Hi-tech roadside cameras would have absolutely no effect on these young hoons in a stolen car filmed in Cairns recently
Anti-hooning camera trailers will be used as part of a trial police program targeting dangerous hooning behaviour in our communities.
The $6 million anti-hooning project includes the trial of dedicated anti-hooning camera trailers in Logan, Moreton and Townsville Police Districts.
The camera trailers will be equipped with high quality camera technology to record and capture hooning behaviour in real time.
The trailers will also be fitted with automatic numberplate recognition technology to detect stolen vehicles.
The three trailers will initially be rolled out as part of a trial with more to be built, pending the outcome of an evaluation.
Queensland now has a comprehensive suite of laws targeting hoon drivers, including impoundment or forfeiture of motor vehicles and deeming legislation, which puts the onus on the owner of a vehicle caught hooning to prove they weren’t the driver.
Police Minister Mark Ryan said Labor had introduced the harshest ‘laws’ in the country to quash anti-social dangerous driving.

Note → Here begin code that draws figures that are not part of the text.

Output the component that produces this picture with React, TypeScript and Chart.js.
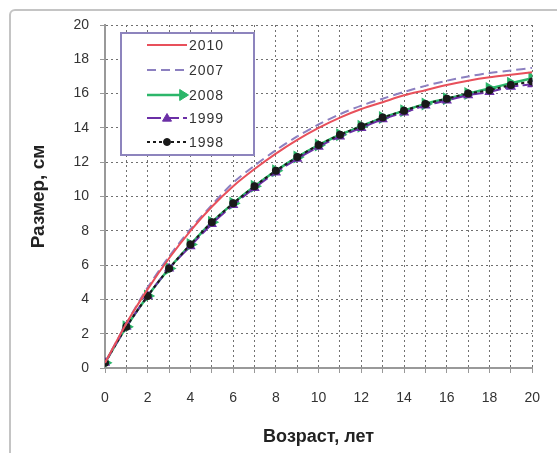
import React, { useEffect, useRef } from 'react';
import { Chart, registerables } from 'chart.js';

Chart.register(...registerables);

const ages = [0, 1, 2, 3, 4, 5, 6, 7, 8, 9, 10, 11, 12, 13, 14, 15, 16, 17, 18, 19, 20];
const evenTickLabels = ['0', '2', '4', '6', '8', '10', '12', '14', '16', '18', '20'];

const series2010 = [0.3, 2.6, 4.6, 6.4, 8.0, 9.4, 10.6, 11.6, 12.5, 13.3, 14.0, 14.6, 15.1, 15.5, 15.9, 16.2, 16.5, 16.75, 16.95, 17.1, 17.25];
const series2007 = [0.3, 2.6, 4.7, 6.5, 8.1, 9.5, 10.8, 11.8, 12.7, 13.5, 14.2, 14.8, 15.3, 15.7, 16.1, 16.45, 16.75, 17.0, 17.2, 17.35, 17.5];
const series2008 = [0.3, 2.4, 4.2, 5.8, 7.2, 8.5, 9.6, 10.6, 11.5, 12.3, 13.0, 13.6, 14.1, 14.6, 15.0, 15.4, 15.7, 16.0, 16.3, 16.6, 16.9];
const series1999 = [0.3, 2.4, 4.2, 5.8, 7.1, 8.4, 9.5, 10.5, 11.4, 12.2, 12.9, 13.5, 14.0, 14.5, 14.9, 15.3, 15.6, 15.9, 16.1, 16.4, 16.55];
const series1998 = [0.3, 2.4, 4.2, 5.8, 7.2, 8.5, 9.6, 10.6, 11.5, 12.3, 13.0, 13.6, 14.1, 14.6, 15.0, 15.4, 15.7, 16.0, 16.2, 16.5, 16.7];

const seriesNames = ['2010', '2007', '2008', '1999', '1998'];

const insideLegend = {
  id: 'insideLegend',
  afterDraw(chart: any) {
    const { ctx, chartArea } = chart;
    const bx = chartArea.left + 16;
    const by = chartArea.top + 8;
    const bw = 133;
    const bh = 122;
    ctx.save();
    ctx.fillStyle = '#ffffff';
    ctx.fillRect(bx, by, bw, bh);
    ctx.strokeStyle = '#8d84bd';
    ctx.lineWidth = 2;
    ctx.setLineDash([]);
    ctx.strokeRect(bx, by, bw, bh);
    const rows = [12, 37, 62, 85, 109];
    chart.data.datasets.forEach((ds: any, i: number) => {
      const y = by + rows[i];
      const x0 = bx + 26;
      const x1 = bx + 66;
      ctx.strokeStyle = ds.borderColor;
      ctx.lineWidth = ds.borderWidth;
      ctx.setLineDash(ds.borderDash || []);
      ctx.beginPath();
      ctx.moveTo(x0, y);
      ctx.lineTo(x1, y);
      ctx.stroke();
      ctx.setLineDash([]);
      if (ds.pointRadius > 0) {
        const mx = ds.legendMarkerEnd ? x1 - 4 : (x0 + x1) / 2;
        ctx.fillStyle = ds.pointBackgroundColor;
        ctx.strokeStyle = ds.pointBorderColor;
        ctx.lineWidth = 1;
        const r = ds.pointRadius + 0.5;
        ctx.beginPath();
        if (ds.pointStyle === 'circle') {
          ctx.arc(mx, y, r, 0, Math.PI * 2);
        } else if (ds.pointStyle === 'triangle' && ds.pointRotation === 90) {
          ctx.moveTo(mx + r, y);
          ctx.lineTo(mx - r * 0.6, y - r);
          ctx.lineTo(mx - r * 0.6, y + r);
          ctx.closePath();
        } else {
          ctx.moveTo(mx, y - r);
          ctx.lineTo(mx + r, y + r * 0.7);
          ctx.lineTo(mx - r, y + r * 0.7);
          ctx.closePath();
        }
        ctx.fill();
        ctx.stroke();
      }
      ctx.fillStyle = '#333333';
      ctx.font = '14px Arial, "Liberation Sans", sans-serif';
      (ctx as any).letterSpacing = '1px';
      ctx.textAlign = 'left';
      ctx.textBaseline = 'middle';
      ctx.fillText(ds.label, x1 + 2, y + 1);
      (ctx as any).letterSpacing = '0px';
    });
    ctx.restore();
  },
};

export default function App() {
  const canvasRef = useRef<HTMLCanvasElement | null>(null);

  useEffect(() => {
    const canvas = canvasRef.current;
    if (!canvas) return;
    const chart = new Chart(canvas, {
      type: 'line',
      data: {
        labels: ages,
        datasets: [
          {
            label: seriesNames[0],
            data: series2010,
            borderColor: '#e8505b',
            backgroundColor: '#e8505b',
            borderWidth: 2,
            pointRadius: 0,
            tension: 0.3,
            order: 1,
          },
          {
            label: seriesNames[1],
            data: series2007,
            borderColor: '#8c80c0',
            backgroundColor: '#8c80c0',
            borderWidth: 2,
            borderDash: [9, 5],
            pointRadius: 0,
            tension: 0.3,
            order: 2,
          },
          {
            label: seriesNames[2],
            data: series2008,
            borderColor: '#2cb66a',
            backgroundColor: '#2cb66a',
            borderWidth: 2.5,
            pointStyle: 'triangle',
            pointRotation: 90,
            pointRadius: 5,
            pointBackgroundColor: '#2cb66a',
            pointBorderColor: '#2cb66a',
            legendMarkerEnd: true,
            tension: 0.3,
            order: 5,
          } as any,
          {
            label: seriesNames[3],
            data: series1999,
            borderColor: '#6b2fa6',
            backgroundColor: '#6b2fa6',
            borderWidth: 2,
            borderDash: [14, 4],
            pointStyle: 'triangle',
            pointRadius: 4,
            pointBackgroundColor: '#6b2fa6',
            pointBorderColor: '#6b2fa6',
            tension: 0.3,
            order: 4,
          },
          {
            label: seriesNames[4],
            data: series1998,
            borderColor: '#1a1a1a',
            backgroundColor: '#1a1a1a',
            borderWidth: 2,
            borderDash: [3, 3],
            pointStyle: 'circle',
            pointRadius: 3,
            pointBackgroundColor: '#1a1a1a',
            pointBorderColor: '#1a1a1a',
            tension: 0.3,
            order: 3,
          },
        ],
      },
      options: {
        animation: false,
        responsive: false,
        devicePixelRatio: 1,
        layout: { padding: { left: 0, right: 12, top: 25, bottom: 0 } },
        plugins: {
          legend: { display: false },
          tooltip: { enabled: false },
        },
        scales: {
          x: {
            type: 'linear',
            min: 0,
            max: 20,
            afterFit: (scale: any) => {
              scale.height = 85;
            },
            ticks: {
              stepSize: 1,
              padding: 17,
              color: '#333333',
              font: { size: 14, family: 'Arial, "Liberation Sans", sans-serif' },
              autoSkip: false,
              maxRotation: 0,
              callback: (v: any) => {
                const s = String(v);
                return evenTickLabels.includes(s) ? s : '';
              },
            },
            grid: {
              color: '#707070',
              lineWidth: 1,
              tickLength: 5,
              tickColor: '#999999',
              drawTicks: true,
            },
            border: { display: true, color: '#999999', width: 2, dash: [2, 3] },
            title: {
              display: true,
              text: 'Возраст, лет',
              color: '#222222',
              font: { size: 18, weight: 'bold', family: 'Arial, "Liberation Sans", sans-serif' },
              padding: { top: 0, bottom: 5 },
            },
          },
          y: {
            type: 'linear',
            min: 0,
            max: 20,
            afterFit: (scale: any) => {
              scale.width = 105;
            },
            ticks: {
              stepSize: 2,
              padding: 11,
              color: '#333333',
              font: { size: 14, family: 'Arial, "Liberation Sans", sans-serif' },
            },
            grid: {
              color: '#707070',
              lineWidth: 1,
              tickLength: 5,
              tickColor: '#999999',
              drawTicks: true,
            },
            border: { display: true, color: '#999999', width: 2, dash: [2, 3] },
            title: {
              display: true,
              text: 'Размер, см',
              color: '#222222',
              font: { size: 19, weight: 'bold', family: 'Arial, "Liberation Sans", sans-serif' },
              padding: { top: 27, bottom: 0 },
            },
          },
        },
      },
      plugins: [insideLegend],
    } as any);
    return () => chart.destroy();
  }, []);

  return (
    <div
      style={{
        position: 'fixed',
        left: 0,
        top: 0,
        width: 557,
        height: 453,
        overflow: 'hidden',
        background: '#ffffff',
      }}
    >
      <div
        style={{
          position: 'absolute',
          left: 9,
          top: 9,
          width: 620,
          height: 520,
          border: '2px solid #c4c4c4',
          borderRadius: 6,
        }}
      />
      <canvas
        ref={canvasRef}
        width={557}
        height={453}
        style={{ position: 'absolute', left: 0, top: 0, width: 557, height: 453 }}
      />
    </div>
  );
}
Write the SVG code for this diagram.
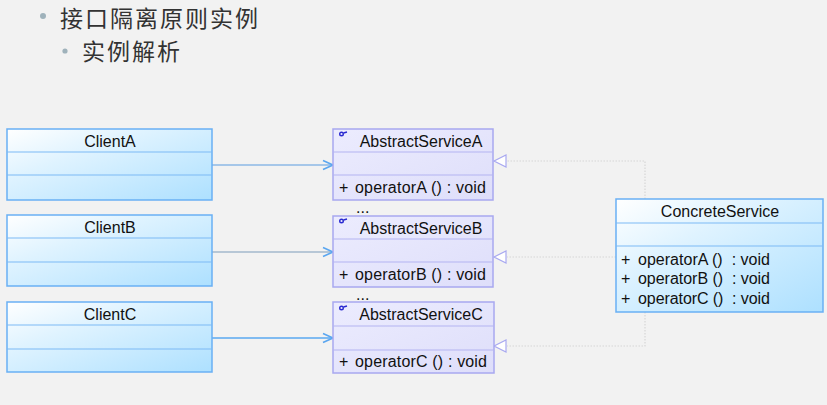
<svg xmlns="http://www.w3.org/2000/svg" width="827" height="405" viewBox="0 0 827 405">
<defs>
<linearGradient id="gBlue" x1="0" y1="0" x2="1" y2="1">
<stop offset="0" stop-color="#ffffff"/>
<stop offset="0.35" stop-color="#dff3ff"/>
<stop offset="1" stop-color="#ade0ff"/>
</linearGradient>
<linearGradient id="gLav" x1="0" y1="0" x2="1" y2="1">
<stop offset="0" stop-color="#ececfe"/>
<stop offset="1" stop-color="#dedefa"/>
</linearGradient>
<marker id="open" markerWidth="14" markerHeight="12" refX="12" refY="6" orient="auto" markerUnits="userSpaceOnUse">
<path d="M2,1.5 L12,6 L2,10.5" fill="none" stroke="#5aa6f0" stroke-width="1.6"/>
</marker>
</defs>
<style>
.bg{fill:#f2f2f2}
.title{font-family:"Noto Sans CJK SC","Noto Sans",sans-serif;fill:#333333;font-size:23px;letter-spacing:2px}
.bullet{fill:#9fb2bb}
.cls{fill:url(#gBlue);stroke:#69b0f5;stroke-width:1.5}
.div{stroke:#7dbaf5;stroke-width:1.2}
.abs{fill:url(#gLav);stroke:#a8a8f0;stroke-width:1.5}
.adiv{stroke:#b4b4f2;stroke-width:1.2}
.t{font-family:"Liberation Sans",Arial,sans-serif;font-size:16px;fill:#111111;white-space:pre}
.assoc{fill:none;stroke-width:1.3;marker-end:url(#open)}
.real{fill:none;stroke:#d6d6d6;stroke-width:1.2;stroke-dasharray:1.5,1.5}
.tri{fill:#ffffff;stroke:#a8a8f0;stroke-width:1.2}
.icon{fill:none;stroke:#2a2ad0;stroke-width:1.4}
</style>
<rect class="bg" x="0" y="0" width="827" height="405"/>
<g id="heading">
<circle class="bullet" cx="43" cy="16" r="3"/>
<text class="title" x="60" y="27">接口隔离原则实例</text>
<circle class="bullet" cx="65" cy="51" r="2.6"/>
<text class="title" x="82" y="60">实例解析</text>
</g>
<g id="connectors">
<line class="assoc" x1="212" y1="165" x2="333" y2="165" stroke="#8db8e6"/>
<line class="assoc" x1="212" y1="252" x2="333" y2="252" stroke="#a3b8cc"/>
<line class="assoc" x1="212" y1="338" x2="333" y2="338" stroke="#5aa8f0"/>
<path class="real" d="M645,199 L645,161 L507,161"/>
<path class="real" d="M616,257 L507,257"/>
<path class="real" d="M645,312 L645,346 L507,346"/>
<path class="tri" d="M494,161 L506,155 L506,167 Z"/>
<path class="tri" d="M494,257 L506,251 L506,263 Z"/>
<path class="tri" d="M494,346 L506,340 L506,352 Z"/>
</g>
<g id="ClientA">
<rect class="cls" x="7" y="129" width="205" height="71"/>
<line class="div" x1="7" y1="152" x2="212" y2="152"/>
<line class="div" x1="7" y1="175" x2="212" y2="175"/>
<text class="t" x="110" y="146.5" text-anchor="middle">ClientA</text>
</g>
<g id="ClientB">
<rect class="cls" x="7" y="215" width="205" height="71"/>
<line class="div" x1="7" y1="238" x2="212" y2="238"/>
<line class="div" x1="7" y1="262" x2="212" y2="262"/>
<text class="t" x="110" y="233" text-anchor="middle">ClientB</text>
</g>
<g id="ClientC">
<rect class="cls" x="7" y="302" width="205" height="70"/>
<line class="div" x1="7" y1="325" x2="212" y2="325"/>
<line class="div" x1="7" y1="349" x2="212" y2="349"/>
<text class="t" x="110" y="319.5" text-anchor="middle">ClientC</text>
</g>
<g id="AbstractServiceA">
<rect class="abs" x="333" y="129" width="160" height="71"/>
<line class="adiv" x1="333" y1="152" x2="493" y2="152"/>
<line class="adiv" x1="333" y1="175" x2="493" y2="175"/>
<circle class="icon" cx="341.5" cy="134" r="1.8"/>
<line class="icon" x1="343.5" y1="133" x2="347" y2="132"/>
<text class="t" x="421" y="146.5" text-anchor="middle">AbstractServiceA</text>
<text class="t" x="339" y="192.5">+</text>
<text class="t" x="355" y="192.5" textLength="131" lengthAdjust="spacing">operatorA () : void</text>
<text class="t" x="356" y="213">...</text>
</g>
<g id="AbstractServiceB">
<rect class="abs" x="333" y="216" width="160" height="71"/>
<line class="adiv" x1="333" y1="239" x2="493" y2="239"/>
<line class="adiv" x1="333" y1="262" x2="493" y2="262"/>
<circle class="icon" cx="341.5" cy="221" r="1.8"/>
<line class="icon" x1="343.5" y1="220" x2="347" y2="219"/>
<text class="t" x="421" y="233.5" text-anchor="middle">AbstractServiceB</text>
<text class="t" x="339" y="279.5">+</text>
<text class="t" x="355" y="279.5" textLength="131" lengthAdjust="spacing">operatorB () : void</text>
<text class="t" x="356" y="300">...</text>
</g>
<g id="AbstractServiceC">
<rect class="abs" x="333" y="302" width="161" height="71"/>
<line class="adiv" x1="333" y1="326" x2="494" y2="326"/>
<line class="adiv" x1="333" y1="350" x2="494" y2="350"/>
<circle class="icon" cx="341.5" cy="308" r="1.8"/>
<line class="icon" x1="343.5" y1="307" x2="347" y2="306"/>
<text class="t" x="421" y="320" text-anchor="middle">AbstractServiceC</text>
<text class="t" x="339" y="366.5">+</text>
<text class="t" x="355" y="366.5" textLength="132" lengthAdjust="spacing">operatorC () : void</text>
</g>
<g id="ConcreteService">
<rect class="cls" x="616" y="199" width="207" height="113"/>
<line class="div" x1="616" y1="223" x2="823" y2="223"/>
<line class="div" x1="616" y1="246" x2="823" y2="246"/>
<text class="t" x="720" y="217" text-anchor="middle">ConcreteService</text>
<text class="t" x="621" y="264.5">+</text>
<text class="t" x="638" y="264.5" textLength="132" lengthAdjust="spacing">operatorA ()  : void</text>
<text class="t" x="621" y="284">+</text>
<text class="t" x="638" y="284" textLength="132" lengthAdjust="spacing">operatorB ()  : void</text>
<text class="t" x="621" y="304">+</text>
<text class="t" x="638" y="304" textLength="132" lengthAdjust="spacing">operatorC ()  : void</text>
</g>
</svg>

“Dangerous driving and hooning-related behaviour not only endangers the lives of those behind the wheel, but they also put innocent members of the public at risk,” Mr Ryan, a solicitor, said.
“Our message to anyone taking part in high-risk activities on our roads is that police will continue to target you, investigate your dangerous antics and take action against you.
“The majority of Queenslanders understand the importance of road safety, they observe the rules and are sick and tired of this kind of behaviour on our roads.”
Mr Ryan is delusional if he thinks cameras will stop hundreds of juvenile car thieves who flout the rules and intimidate police who in most cases retreat from often black, young drivers particularly in Cairns and Townsville.
In Cairns 80 cars were stolen for the month of April and cameras would not have made one bit of difference.
It appears these cameras which can have infared capability and high resolution imagery of all vehicle occupants, have more to do with public surveillance.